Sous la loupe: Liesse populaire

  • ©OLIVIER JAQUET

Eh bien, mes amis, quelle fête! Quatre jours durant, la Rade était à nous. Des concerts, des foodtruck, des shows aériens… De mémoire de Genevoise, je n’avais jamais vu ça. Quel pied de pouvoir aller d’un côté à l’autre du lac ainsi! Quelle sensation grisante de se réapproprier un espace habituellement propriété exclusive des voitures! Si bien que je me suis demandé par quel prodige on avait réussi à opérer une si violente entorse à l’orthodoxie du véhicule motorisé et à vexer, quatre jours sur trois cent soixante-cinq, nos camarades à volant.

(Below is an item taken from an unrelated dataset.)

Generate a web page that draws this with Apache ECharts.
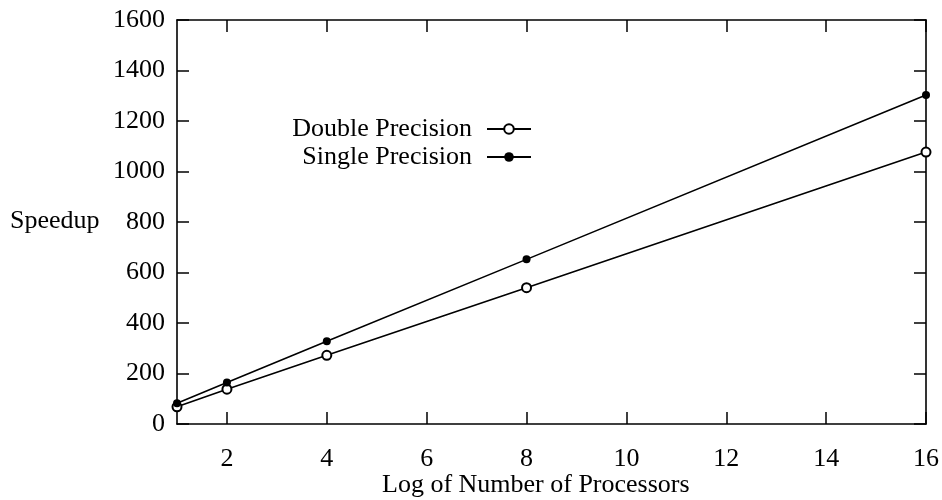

Une telle prise de pouvoir sur la ville semblait surprenante. Mais un ami musicien m’a glissé l’explication, un peu aigre: «C’est parce que c’est pas la culture qui organise, mais la sécurité.» Ah, ben oui. D’ailleurs, j’avais jamais vu autant de policiers dans les rues de Genève, et pourtant j’ai fait le G8. Alors ça a fait sens: c’était une parade militaire. Les drones, les paniers à salades, les barrières et les gendarmes. Une démonstration de force sous forme de fête, à la gloire de nos conseillers en charge. Payé en grande partie par des partenaires privés, parce qu’imaginez un peu qu’on se soit amusés aux frais des contribuables – non, nos impôts sont là pour financer les prisons. Bref, une fête de droite, et par conséquent, bénéficiant d’une totale marge de manœuvre.

Mais, est-ce qu’on va bouder son plaisir pour autant? Bien sûr que non. C’était bonnard, franchement. Le show aérien m’est un peu passé à côté, j’avais l’impression d’assister à la première fois où des gens ont vu actionner l’électricité pour allumer la lumière. Mais, même ça c’était romantique, ces exclamations, les ohhhh et les ahhh. Un moment un peu historique et indéniablement populaire. Donc bravo, Marie Barbey-Chappuis et Mauro Poggia, pour ce Feu ô Lac, et n’oubliez pas de rendre la pareille quand ce sera le tour de l’autre bord.